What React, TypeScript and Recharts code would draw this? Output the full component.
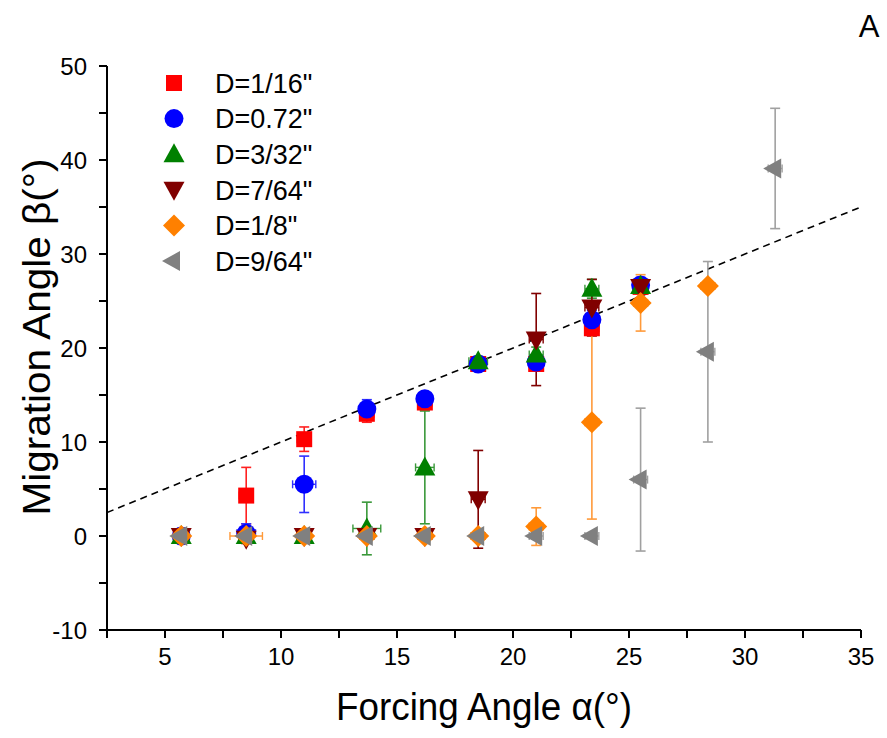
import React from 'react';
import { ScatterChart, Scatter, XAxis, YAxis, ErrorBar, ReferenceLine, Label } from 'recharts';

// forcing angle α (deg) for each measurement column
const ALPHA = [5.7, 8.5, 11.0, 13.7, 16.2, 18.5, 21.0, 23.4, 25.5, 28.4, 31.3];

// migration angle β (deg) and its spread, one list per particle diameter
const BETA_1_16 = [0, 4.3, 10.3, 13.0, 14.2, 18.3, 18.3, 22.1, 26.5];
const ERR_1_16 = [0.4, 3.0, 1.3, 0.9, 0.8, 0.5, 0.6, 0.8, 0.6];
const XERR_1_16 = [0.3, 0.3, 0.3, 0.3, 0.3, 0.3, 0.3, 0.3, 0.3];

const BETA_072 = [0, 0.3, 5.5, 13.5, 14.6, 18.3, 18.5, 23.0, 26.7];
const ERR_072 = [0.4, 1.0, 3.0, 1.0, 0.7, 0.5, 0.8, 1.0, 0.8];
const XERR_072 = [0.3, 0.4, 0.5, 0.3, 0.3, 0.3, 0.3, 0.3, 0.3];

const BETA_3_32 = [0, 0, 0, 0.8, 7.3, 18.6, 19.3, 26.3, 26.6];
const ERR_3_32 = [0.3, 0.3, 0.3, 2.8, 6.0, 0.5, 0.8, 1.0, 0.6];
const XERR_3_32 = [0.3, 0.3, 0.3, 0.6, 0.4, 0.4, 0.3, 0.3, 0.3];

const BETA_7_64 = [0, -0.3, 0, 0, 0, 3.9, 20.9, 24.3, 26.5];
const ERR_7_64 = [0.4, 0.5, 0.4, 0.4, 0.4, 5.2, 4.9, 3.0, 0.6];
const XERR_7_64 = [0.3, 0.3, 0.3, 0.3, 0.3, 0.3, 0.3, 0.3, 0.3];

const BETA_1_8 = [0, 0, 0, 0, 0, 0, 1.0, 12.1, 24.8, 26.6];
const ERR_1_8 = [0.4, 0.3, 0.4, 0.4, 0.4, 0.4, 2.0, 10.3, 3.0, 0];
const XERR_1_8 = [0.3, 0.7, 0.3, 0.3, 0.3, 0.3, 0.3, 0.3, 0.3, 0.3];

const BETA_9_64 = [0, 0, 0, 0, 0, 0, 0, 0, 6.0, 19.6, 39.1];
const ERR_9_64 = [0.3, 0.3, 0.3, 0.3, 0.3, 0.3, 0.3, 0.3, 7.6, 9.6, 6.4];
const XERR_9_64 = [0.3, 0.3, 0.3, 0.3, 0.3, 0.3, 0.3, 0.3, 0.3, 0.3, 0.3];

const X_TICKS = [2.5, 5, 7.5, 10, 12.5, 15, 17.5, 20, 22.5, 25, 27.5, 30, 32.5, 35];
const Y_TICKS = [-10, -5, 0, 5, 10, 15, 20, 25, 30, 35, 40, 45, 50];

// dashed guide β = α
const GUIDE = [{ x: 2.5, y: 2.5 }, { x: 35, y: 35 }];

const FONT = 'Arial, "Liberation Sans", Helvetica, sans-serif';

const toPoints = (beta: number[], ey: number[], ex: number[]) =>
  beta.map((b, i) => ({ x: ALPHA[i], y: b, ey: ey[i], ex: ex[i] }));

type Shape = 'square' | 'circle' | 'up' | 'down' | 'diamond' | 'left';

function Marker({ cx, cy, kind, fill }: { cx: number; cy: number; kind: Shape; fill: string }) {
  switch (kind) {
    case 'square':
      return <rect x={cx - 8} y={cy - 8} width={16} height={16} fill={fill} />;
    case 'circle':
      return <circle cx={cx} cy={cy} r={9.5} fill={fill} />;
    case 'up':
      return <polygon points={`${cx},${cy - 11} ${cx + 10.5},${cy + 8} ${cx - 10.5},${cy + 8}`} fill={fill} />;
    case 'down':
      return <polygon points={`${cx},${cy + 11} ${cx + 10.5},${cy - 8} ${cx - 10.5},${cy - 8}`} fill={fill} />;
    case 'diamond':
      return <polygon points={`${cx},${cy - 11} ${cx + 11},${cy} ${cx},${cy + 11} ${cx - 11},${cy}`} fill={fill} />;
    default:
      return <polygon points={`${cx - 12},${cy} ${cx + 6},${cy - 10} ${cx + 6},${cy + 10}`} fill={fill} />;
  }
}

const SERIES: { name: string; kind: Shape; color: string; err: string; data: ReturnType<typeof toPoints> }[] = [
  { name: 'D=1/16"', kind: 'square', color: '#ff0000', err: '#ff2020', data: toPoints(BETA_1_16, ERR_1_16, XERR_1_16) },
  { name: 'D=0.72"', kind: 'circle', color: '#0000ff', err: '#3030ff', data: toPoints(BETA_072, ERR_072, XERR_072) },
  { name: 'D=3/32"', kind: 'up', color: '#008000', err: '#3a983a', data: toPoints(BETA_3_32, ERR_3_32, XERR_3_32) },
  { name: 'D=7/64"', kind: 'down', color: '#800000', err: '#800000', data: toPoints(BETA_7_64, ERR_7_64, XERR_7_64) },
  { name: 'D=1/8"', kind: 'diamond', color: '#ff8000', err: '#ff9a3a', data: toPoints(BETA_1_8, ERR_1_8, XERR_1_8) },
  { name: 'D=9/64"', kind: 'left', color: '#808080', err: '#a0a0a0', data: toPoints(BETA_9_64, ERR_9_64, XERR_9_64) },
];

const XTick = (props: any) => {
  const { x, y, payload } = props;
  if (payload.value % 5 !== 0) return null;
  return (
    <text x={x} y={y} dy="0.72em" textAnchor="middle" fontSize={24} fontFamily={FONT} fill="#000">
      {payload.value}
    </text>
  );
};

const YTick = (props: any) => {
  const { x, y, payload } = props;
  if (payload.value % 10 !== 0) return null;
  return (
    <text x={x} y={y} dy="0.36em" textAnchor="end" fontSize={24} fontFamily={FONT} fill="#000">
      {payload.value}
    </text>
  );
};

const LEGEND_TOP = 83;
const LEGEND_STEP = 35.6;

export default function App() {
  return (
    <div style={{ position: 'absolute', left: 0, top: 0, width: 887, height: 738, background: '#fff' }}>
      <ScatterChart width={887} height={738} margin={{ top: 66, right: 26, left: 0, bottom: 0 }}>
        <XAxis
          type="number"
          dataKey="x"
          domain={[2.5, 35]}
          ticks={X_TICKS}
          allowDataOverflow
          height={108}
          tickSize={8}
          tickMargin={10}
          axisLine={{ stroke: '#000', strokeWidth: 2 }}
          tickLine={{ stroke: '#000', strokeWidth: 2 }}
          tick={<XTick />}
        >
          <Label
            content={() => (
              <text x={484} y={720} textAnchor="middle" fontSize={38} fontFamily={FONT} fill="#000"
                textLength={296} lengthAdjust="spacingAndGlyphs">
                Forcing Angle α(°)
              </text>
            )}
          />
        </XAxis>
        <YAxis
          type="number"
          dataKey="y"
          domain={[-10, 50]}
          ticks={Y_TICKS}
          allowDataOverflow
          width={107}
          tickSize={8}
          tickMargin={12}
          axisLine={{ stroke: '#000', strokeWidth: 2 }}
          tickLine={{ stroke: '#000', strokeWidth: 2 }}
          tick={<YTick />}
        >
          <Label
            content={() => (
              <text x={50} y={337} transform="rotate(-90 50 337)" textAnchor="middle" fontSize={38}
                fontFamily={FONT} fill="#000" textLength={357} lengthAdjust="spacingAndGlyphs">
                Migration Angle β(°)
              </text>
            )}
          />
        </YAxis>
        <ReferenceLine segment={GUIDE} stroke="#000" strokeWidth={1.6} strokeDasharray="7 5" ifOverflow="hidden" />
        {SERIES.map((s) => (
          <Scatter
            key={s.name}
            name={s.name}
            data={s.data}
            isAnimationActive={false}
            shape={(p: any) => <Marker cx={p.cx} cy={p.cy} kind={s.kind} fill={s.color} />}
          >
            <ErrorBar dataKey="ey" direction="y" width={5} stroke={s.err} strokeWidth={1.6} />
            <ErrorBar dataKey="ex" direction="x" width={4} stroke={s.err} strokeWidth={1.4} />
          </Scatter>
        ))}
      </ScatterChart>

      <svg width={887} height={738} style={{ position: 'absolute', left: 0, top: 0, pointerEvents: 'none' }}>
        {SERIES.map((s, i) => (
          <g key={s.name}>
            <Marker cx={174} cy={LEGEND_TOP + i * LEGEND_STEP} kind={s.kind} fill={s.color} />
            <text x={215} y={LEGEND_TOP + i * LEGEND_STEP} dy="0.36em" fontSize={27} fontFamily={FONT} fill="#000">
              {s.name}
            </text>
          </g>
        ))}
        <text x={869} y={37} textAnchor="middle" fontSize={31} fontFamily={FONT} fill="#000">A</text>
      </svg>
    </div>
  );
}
○ ○ ○
Job » Go from the first line of the listing to the line holding "25.5, 28.4, 31.3];" and, please, transcribe those lines exactly, both included, with no pictures.

Expected answer »
What React, TypeScript and Recharts code would draw this? Output the full component.
import React from 'react';
import { ScatterChart, Scatter, XAxis, YAxis, ErrorBar, ReferenceLine, Label } from 'recharts';

// forcing angle α (deg) for each measurement column
const ALPHA = [5.7, 8.5, 11.0, 13.7, 16.2, 18.5, 21.0, 23.4, 25.5, 28.4, 31.3];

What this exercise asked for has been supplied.